Sensitivity of the least stable modes to passive control for a flow around an elastically mounted circular cylinder

This paper presents a methodology to calculate the sensitivity of the least stable eigenvalues with respect to an external forcing added in a fluid-structure interaction system. The structure is a rigid circular cylinder. The algorithms were implemented using the spectral/hp element method for the spatial discretization. We make use of the adjoint equations of the flow-structure coupled system to provide the regions more receptivity to an external forcing. Next, sensitivity computations are carried out by setting the external forcing proportional to the flow velocity and applied in a local point in the domain.
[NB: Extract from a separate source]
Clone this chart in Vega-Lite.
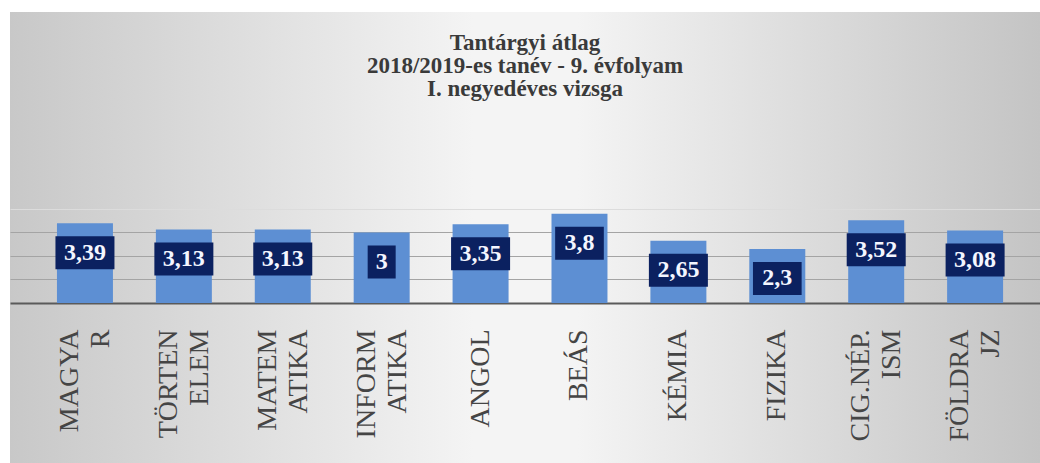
{
  "$schema": "https://vega.github.io/schema/vega-lite/v6.json",
  "autosize": "none",
  "width": 1030,
  "height": 451,
  "padding": {"left": 10, "top": 12, "right": 0, "bottom": 0},
  "background": "#ffffff",
  "config": {
    "locale": {"number": {"decimal": ",", "thousands": " ", "grouping": [3], "currency": ["", " Ft"]}},
    "view": {
      "stroke": null,
      "fill": {
        "gradient": "linear", "x1": 0, "x2": 1, "y1": 0, "y2": 0,
        "stops": [
          {"offset": 0, "color": "#c8c8c8"},
          {"offset": 0.45, "color": "#f4f4f4"},
          {"offset": 0.55, "color": "#f4f4f4"},
          {"offset": 1, "color": "#c4c4c4"}
        ]
      }
    }
  },
  "title": {
    "text": ["Tantárgyi átlag", "2018/2019-es tanév - 9. évfolyam", "I. negyedéves vizsga"],
    "font": "Liberation Serif",
    "fontSize": 23,
    "fontWeight": "bold",
    "lineHeight": 23,
    "color": "#3a3a3a",
    "anchor": "middle",
    "frame": "group",
    "offset": -89
  },
  "data": {
    "values": [
      {"targy": "MAGYA R", "atlag": 3.39},
      {"targy": "TÖRTEN ELEM", "atlag": 3.13},
      {"targy": "MATEM ATIKA", "atlag": 3.13},
      {"targy": "INFORM ATIKA", "atlag": 3},
      {"targy": "ANGOL", "atlag": 3.35},
      {"targy": "BEÁS", "atlag": 3.8},
      {"targy": "KÉMIA", "atlag": 2.65},
      {"targy": "FIZIKA", "atlag": 2.3},
      {"targy": "CIG.NÉP. ISM", "atlag": 3.52},
      {"targy": "FÖLDRA JZ", "atlag": 3.08}
    ]
  },
  "transform": [{"calculate": "length(toString(datum.atlag))", "as": "hossz"}],
  "encoding": {
    "x": {
      "field": "targy",
      "type": "nominal",
      "sort": null,
      "scale": {"paddingInner": 0.434, "paddingOuter": 0.424, "align": 0.56},
      "axis": {
        "title": null,
        "orient": "bottom",
        "offset": -160,
        "labelAngle": -90,
        "labelAlign": "right",
        "labelBaseline": "middle",
        "labelExpr": "split(datum.value, ' ')",
        "labelOffset": {"condition": {"test": "indexof(datum.value, ' ') >= 0", "value": -15}, "value": 0},
        "labelFont": "Liberation Serif",
        "labelFontSize": 28,
        "labelLineHeight": 31,
        "labelColor": "#454545",
        "labelPadding": 26,
        "labelLimit": 400,
        "ticks": false,
        "domainColor": "#5a5a5a",
        "domainWidth": 2
      }
    }
  },
  "layer": [
    {
      "mark": {"type": "bar", "color": "#5d8fd3"},
      "encoding": {
        "y": {
          "field": "atlag",
          "type": "quantitative",
          "scale": {"domain": [-6.81, 12.38], "nice": false, "zero": false},
          "axis": {
            "title": null,
            "labels": false,
            "ticks": false,
            "domain": false,
            "values": [1, 2, 3, 4],
            "grid": true,
            "gridColor": {"condition": {"test": "datum.value === 4", "value": "#dcdcdc"}, "value": "#a4a4a4"},
            "gridWidth": 1
          }
        },
        "y2": {"datum": 0}
      }
    },
    {
      "mark": {"type": "bar", "color": "#0b2160", "yOffset": 13, "y2Offset": 46},
      "encoding": {
        "y": {"field": "atlag", "type": "quantitative"},
        "y2": {"field": "atlag"},
        "size": {"field": "hossz", "type": "quantitative", "scale": {"domain": [1, 4], "range": [28, 59]}, "legend": null}
      }
    },
    {
      "mark": {"type": "text", "font": "Liberation Serif", "fontWeight": "bold", "fontSize": 24, "color": "#f4f6ff", "baseline": "middle", "yOffset": 29.5},
      "encoding": {
        "y": {"field": "atlag", "type": "quantitative"},
        "text": {"field": "atlag", "type": "quantitative", "format": "~g"}
      }
    }
  ]
}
The fields of sensitivity were analyzed by using the two least stable modes for different values of reduced velocity. The results were compared to those obtained for a fixed cylinder at the same Reynolds number. Our main findings reveal that the sensitivity fields of the fluid-structure interaction system can be very different from its fixed structure counterpart, and among the cases, with an elastic structure, the fields vary according to the reduced velocity. The sensitivity results were verified against linear and nonlinear simulations of flows with small control cylinders placed at locations selected according to the sensitivity fields. The agreement between the predictions made with the sensitivity analyses and the linear and nonlinear results of the forced flows was excellent. Furthermore, evaluating the sensitivity predictions based on the two least stable modes can be essential if the goal is attenuate the vortex-induced vibration.